EU AI Act Article 12 requires that high-risk AI systems automatically log events relevant to operation throughout their lifecycle. The logs must be immutable and traceable. The Knowlee Brain satisfies this requirement structurally — every WorkTask node is timestamped, linked to the agent run that spawned it, and carries the governance metadata (risk level, data categories, human-oversight required, approver) from the automation registry. An audit team can traverse from an output back to the decision that authorized it in a single query.

EU AI Act Article 14 requires that high-risk AI systems be designed to allow effective oversight by natural persons — humans must be able to understand outputs, identify anomalies, and intervene. The Decision node type is how Knowlee satisfies this at the data layer: every approval, every override, every operator choice is a first-class graph entity. It is not buried in a log file. It is a node with relationships.

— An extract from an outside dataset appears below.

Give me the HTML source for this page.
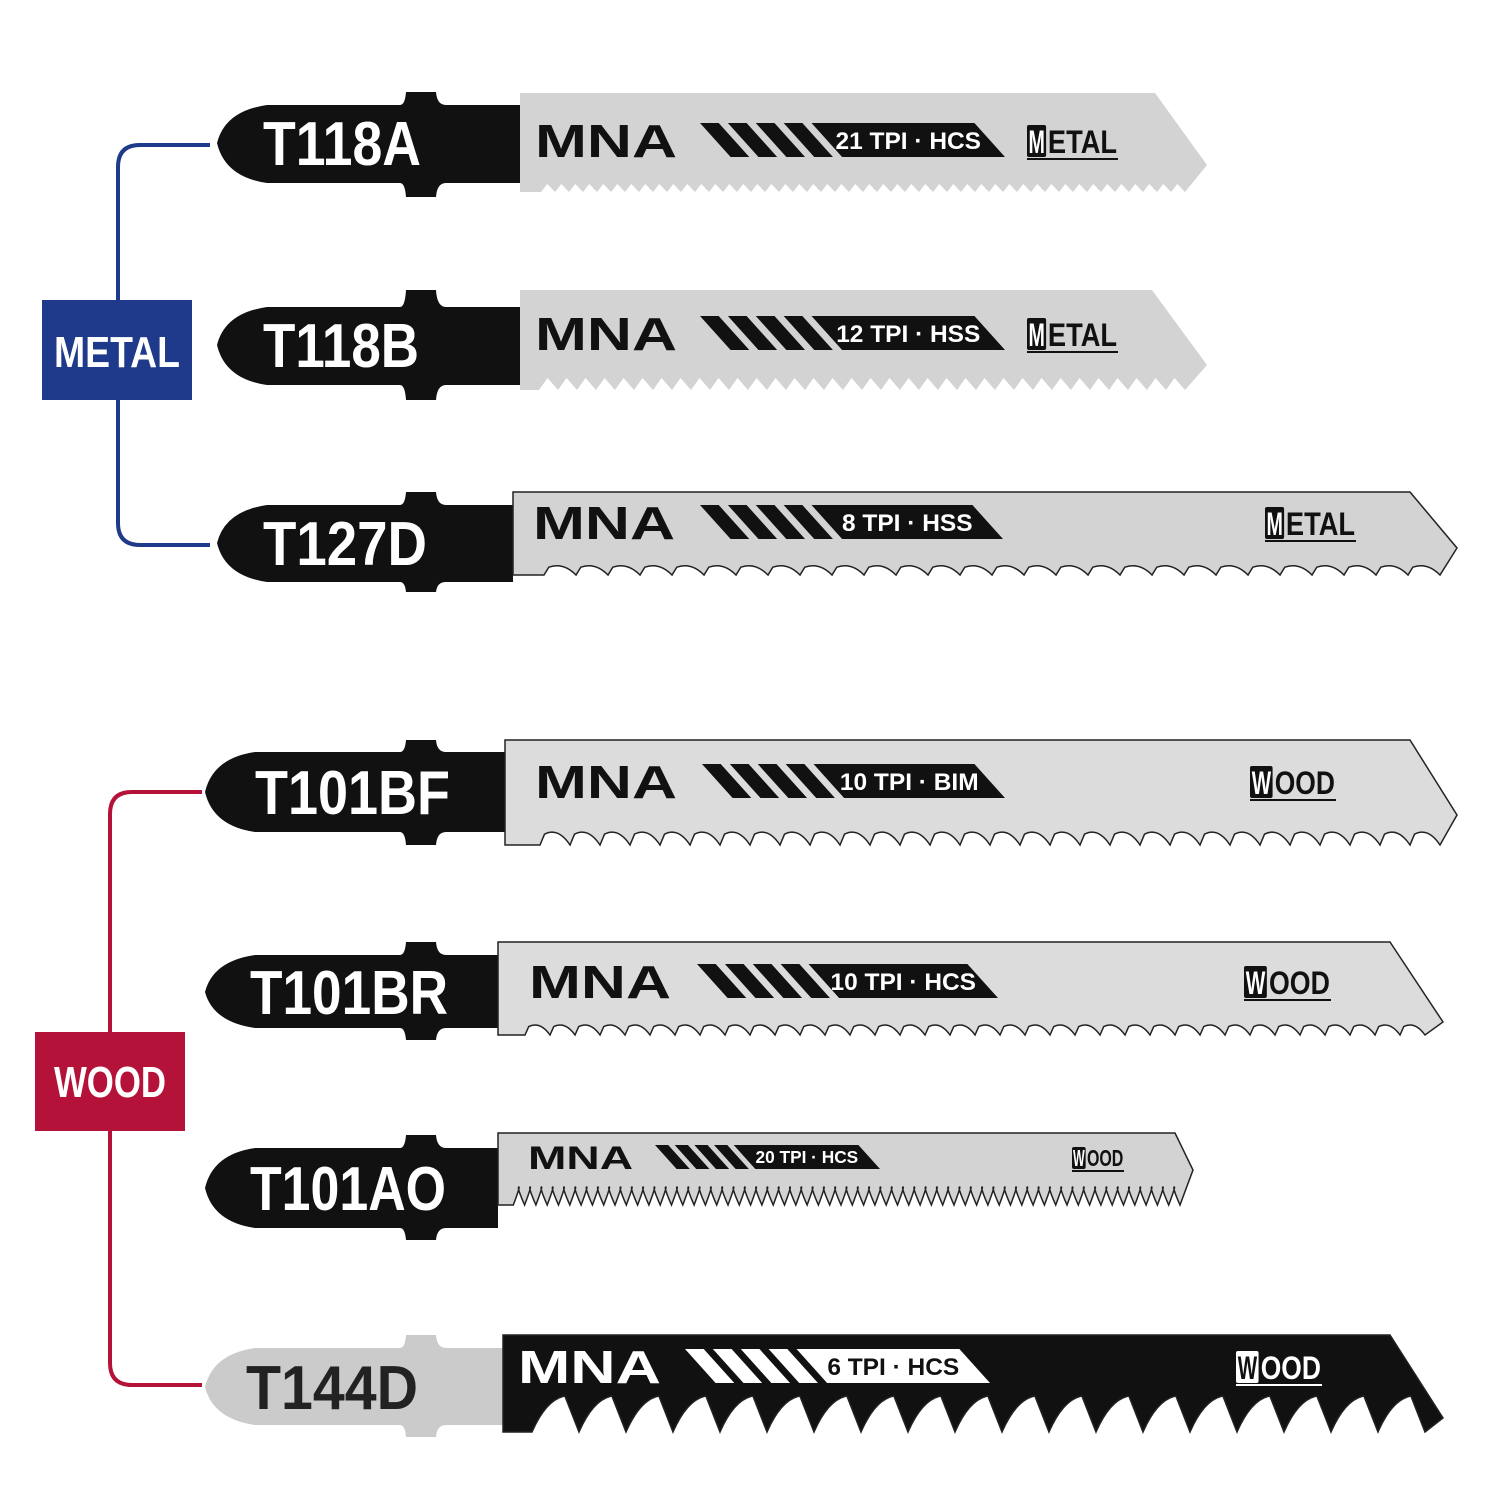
<!DOCTYPE html>
<html><head><meta charset="utf-8"><style>
html,body{margin:0;padding:0;background:#fff}
svg{display:block}
text{font-family:"Liberation Sans Narrow","Liberation Sans",sans-serif;font-weight:bold}
</style></head><body>
<svg id="s" width="1500" height="1500" viewBox="0 0 1500 1500" xmlns="http://www.w3.org/2000/svg">
<rect width="1500" height="1500" fill="#fff"/>
<path d="M210,145 H140 Q118,145 118,167 V523 Q118,545 140,545 H210" fill="none" stroke="#1f3a8a" stroke-width="4"/>
<rect x="42" y="300" width="150" height="100" fill="#1f3a8a"/>
<text x="117" y="367" fill="#fff" font-size="44" text-anchor="middle" textLength="126" lengthAdjust="spacingAndGlyphs">METAL</text>
<path d="M202,792 H132 Q110,792 110,814 V1363 Q110,1385 132,1385 H202" fill="none" stroke="#b5123a" stroke-width="4"/>
<rect x="35" y="1032" width="150" height="99" fill="#b5123a"/>
<text x="110" y="1097" fill="#fff" font-size="44" text-anchor="middle" textLength="112" lengthAdjust="spacingAndGlyphs">WOOD</text>
<g id="g"></g>
</svg>
<script>
var B=[
{cy:143,ht:105,hb:183,tt:92,tb:197,sx:217,se:520,bt:93,bb:192,ex:1155,tx:1207,ty:165,bx:1185,sf:"#111",bf:"#d3d3d3",fg:"#111",bg:"#fff",lab:"T118A",lx:263,lw:158,tpi:"21 TPI · HCS",ty0:140,th:34,lg:535,lgw:142,st:700,se2:1005,type:"METAL",tX:1027,tW:91,per:14,dep:8,style:"fine"},
{cy:345,ht:307,hb:385,tt:290,tb:400,sx:217,se:520,bt:290,bb:390,ex:1152,tx:1207,ty:365,bx:1185,sf:"#111",bf:"#d3d3d3",fg:"#111",bg:"#fff",lab:"T118B",lx:263,lw:156,tpi:"12 TPI · HSS",ty0:333,th:34,lg:535,lgw:142,st:700,se2:1005,type:"METAL",tX:1027,tW:91,per:19,dep:12,style:"fine"},
{cy:543,ht:505,hb:582,tt:492,tb:592,sx:217,se:513,bt:492,bb:575,ex:1410,tx:1457,ty:548,bx:1440,sf:"#111",bf:"#d3d3d3",fg:"#111",bg:"#fff",lab:"T127D",lx:263,lw:164,tpi:"8 TPI · HSS",ty0:522,th:34,lg:533,lgw:142,st:700,se2:1003,type:"METAL",tX:1265,tW:91,per:32,dep:13,style:"curve"},
{cy:792,ht:752,hb:832,tt:740,tb:845,sx:205,se:505,bt:740,bb:845,ex:1410,tx:1457,ty:815,bx:1440,sf:"#111",bf:"#dcdcdc",fg:"#111",bg:"#fff",lab:"T101BF",lx:255,lw:195,tpi:"10 TPI · BIM",ty0:781,th:34,lg:535,lgw:142,st:702,se2:1005,type:"WOOD",tX:1250,tW:86,per:30,dep:18,style:"curve"},
{cy:992,ht:955,hb:1028,tt:942,tb:1040,sx:205,se:498,bt:942,bb:1035,ex:1390,tx:1443,ty:1022,bx:1425,sf:"#111",bf:"#dcdcdc",fg:"#111",bg:"#fff",lab:"T101BR",lx:250,lw:198,tpi:"10 TPI · HCS",ty0:981,th:34,lg:529,lgw:142,st:697,se2:998,type:"WOOD",tX:1244,tW:87,per:25,dep:14,style:"curve"},
{cy:1188,ht:1148,hb:1228,tt:1135,tb:1240,sx:205,se:498,bt:1133,bb:1205,ex:1175,tx:1193,ty:1170,bx:1180,sf:"#111",bf:"#d3d3d3",fg:"#111",bg:"#fff",lab:"T101AO",lx:250,lw:196,tpi:"20 TPI · HCS",ty0:1157,th:24,lg:528,lgw:105,st:655,se2:880,type:"WOOD",tX:1072,tW:52,per:11.3,dep:18,style:"sharp"},
{cy:1387,ht:1348,hb:1425,tt:1335,tb:1437,sx:205,se:503,bt:1335,bb:1432,ex:1390,tx:1443,ty:1418,bx:1425,sf:"#cbcbcb",bf:"#111",fg:"#fff",bg:"#111",lab:"T144D",lx:246,lw:172,tpi:"6 TPI · HCS",ty0:1366,th:34,lg:518,lgw:143,st:685,se2:990,type:"WOOD",tX:1236,tW:86,per:47,dep:36,style:"big"}
];
var h="";
B.forEach(function(b){
 var cy=b.cy;
 var s="M"+b.sx+","+cy+" Q"+(b.sx+8)+","+(b.ht+6)+" "+(b.sx+50)+","+b.ht+" L"+400+","+b.ht+" Q405,"+b.ht+" 406,"+b.tt+" L436,"+b.tt+" Q437,"+b.ht+" 446,"+b.ht+" L"+b.se+","+b.ht+" L"+b.se+","+b.hb+" L446,"+b.hb+" Q437,"+b.hb+" 436,"+b.tb+" L406,"+b.tb+" Q405,"+b.hb+" 400,"+b.hb+" L"+(b.sx+50)+","+b.hb+" Q"+(b.sx+8)+","+(b.hb-6)+" "+b.sx+","+cy+" Z";
 h+='<path d="'+s+'" fill="'+b.sf+'"/>';
 var p="M"+b.se+","+b.bt+" L"+b.ex+","+b.bt+" L"+b.tx+","+b.ty+" L"+b.bx+","+b.bb;
 var base=b.bb;
 var n=Math.floor((b.bx-b.se-10)/b.per);
 for(var i=0;i<n;i++){
  var x1=b.bx-(i+1)*b.per;
  if(b.style=="fine"){p+=" L"+(x1+b.per*0.45)+","+(base-b.dep)+" L"+x1+","+base;}
  else if(b.style=="sharp"){p+=" Q"+(x1+b.per*0.3)+","+(base-b.dep)+" "+(x1+b.per*0.5)+","+(base-b.dep)+" Q"+(x1+b.per*0.6)+","+(base-b.dep)+" "+x1+","+base;}
  else if(b.style=="big"){p+=" L"+(x1+b.per*0.7)+","+(base-b.dep)+" Q"+(x1+b.per*0.3)+","+(base-b.dep*0.9)+" "+x1+","+base;}
  else {p+=" Q"+(x1+b.per*0.6)+","+(base-b.dep)+" "+(x1+b.per*0.15)+","+(base-b.dep*0.6)+" L"+x1+","+base;}
 }
 p+=" L"+b.se+","+base+" Z";
 h+='<path d="'+p+'" fill="'+b.bf+'" stroke="#222" stroke-width="'+(b.style=="fine"?0:1.5)+'"/>';
 var lc=b.sf=="#111"?"#fff":"#222";
 h+='<text x="'+b.lx+'" y="'+(cy+22)+'" font-size="62" fill="'+lc+'" textLength="'+b.lw+'" lengthAdjust="spacingAndGlyphs">'+b.lab+'</text>';
 var th=b.th, t0=b.ty0-th/2;
 h+='<text x="'+b.lg+'" y="'+(t0+th)+'" font-size="'+(th*1.35)+'" fill="'+b.fg+'" textLength="'+b.lgw+'" lengthAdjust="spacingAndGlyphs">MNA</text>';
 var sl=th*0.9, w=th*0.55, gap=th*0.82;
 for(var k=0;k<4;k++){var a=b.st+k*gap;h+='<polygon points="'+a+','+t0+' '+(a+w)+','+t0+' '+(a+w+sl)+','+(t0+th)+' '+(a+sl)+','+(t0+th)+'" fill="'+b.fg+'"/>';}
 var a2=b.st+4*gap;
 h+='<polygon points="'+a2+','+t0+' '+(b.se2-sl)+','+t0+' '+b.se2+','+(t0+th)+' '+(a2+sl)+','+(t0+th)+'" fill="'+b.fg+'"/>';
 var mid=(a2+sl*0.5+b.se2-sl*0.5)/2;
 h+='<text x="'+mid+'" y="'+(t0+th*0.76)+'" font-size="'+(th*0.72)+'" fill="'+b.bg+'" text-anchor="middle">'+b.tpi+'</text>';
 var fs=th*0.95, ch=b.tW/(b.type.length);
 h+='<rect x="'+b.tX+'" y="'+(t0+2)+'" width="'+(ch*1.05)+'" height="'+(th-2)+'" fill="'+b.fg+'" rx="2"/>';
 h+='<text x="'+(b.tX+ch*0.08)+'" y="'+(t0+th*0.88)+'" font-size="'+fs+'" fill="'+b.bg+'" textLength="'+(ch*0.9)+'" lengthAdjust="spacingAndGlyphs">'+b.type[0]+'</text>';
 h+='<text x="'+(b.tX+ch*1.15)+'" y="'+(t0+th*0.88)+'" font-size="'+fs+'" fill="'+b.fg+'" textLength="'+(b.tW-ch*1.2)+'" lengthAdjust="spacingAndGlyphs">'+b.type.slice(1)+'</text>';
 h+='<rect x="'+b.tX+'" y="'+(t0+th+1)+'" width="'+b.tW+'" height="2" fill="'+b.fg+'"/>';
});
document.getElementById("g").innerHTML=h;
</script>
</body></html>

GDPR Article 5 (data minimization) applies to the graph as it does to any database that stores personal data. The Person node type by design stores only the properties necessary for organizational reasoning — not enrichment data, not inferred characteristics, not behavioral profiles beyond what is directly observed in organizational interactions. This is architectural data minimization, not a policy statement.

GDPR Article 17 (right to erasure) is navigable in a graph in a way that is significantly harder in a relational system. When a person requests erasure, the graph query identifies every node and relationship that carries their personal data. A single graph delete operation removes the Person node and cascades to its relationships. Relationships that survive — WorkTask and Outcome nodes that are now anonymized, referencing no personal data — satisfy the organization's audit obligations without requiring the erasure of the entire chain. The audit trail survives. The personal data does not.

The graph is not a compliance feature bolted onto an AI platform. It is the data architecture that makes compliance tractable at the operational layer, not just defensible in a policy document.


GDPR Multi-Tenant Considerations

Organizations operating Knowlee OS for multiple clients or business units face an additional graph design question: isolation or federation?

Per-tenant isolation is the conservative choice and the correct default for most deployments. Each tenant writes to and reads from graph regions that are access-controlled to their entity set. Cross-tenant traversals are not possible without explicit authorization. This satisfies GDPR obligations for data separation between controllers.

Cross-tenant federation — where anonymized patterns are visible across tenants without exposing individual entity data — is technically possible and commercially valuable. It requires explicit consent from each tenant, a data processing agreement that covers the federated processing, and an architecture that ensures the federation layer can access pattern statistics without accessing underlying personal data. This is an advanced configuration that should be designed explicitly, not enabled by default.

The key principle for both models is that graph schema decisions made early determine compliance posture for years. The right time to get this right is before the graph has production data. After that, schema changes are migrations — expensive, risky, and slow.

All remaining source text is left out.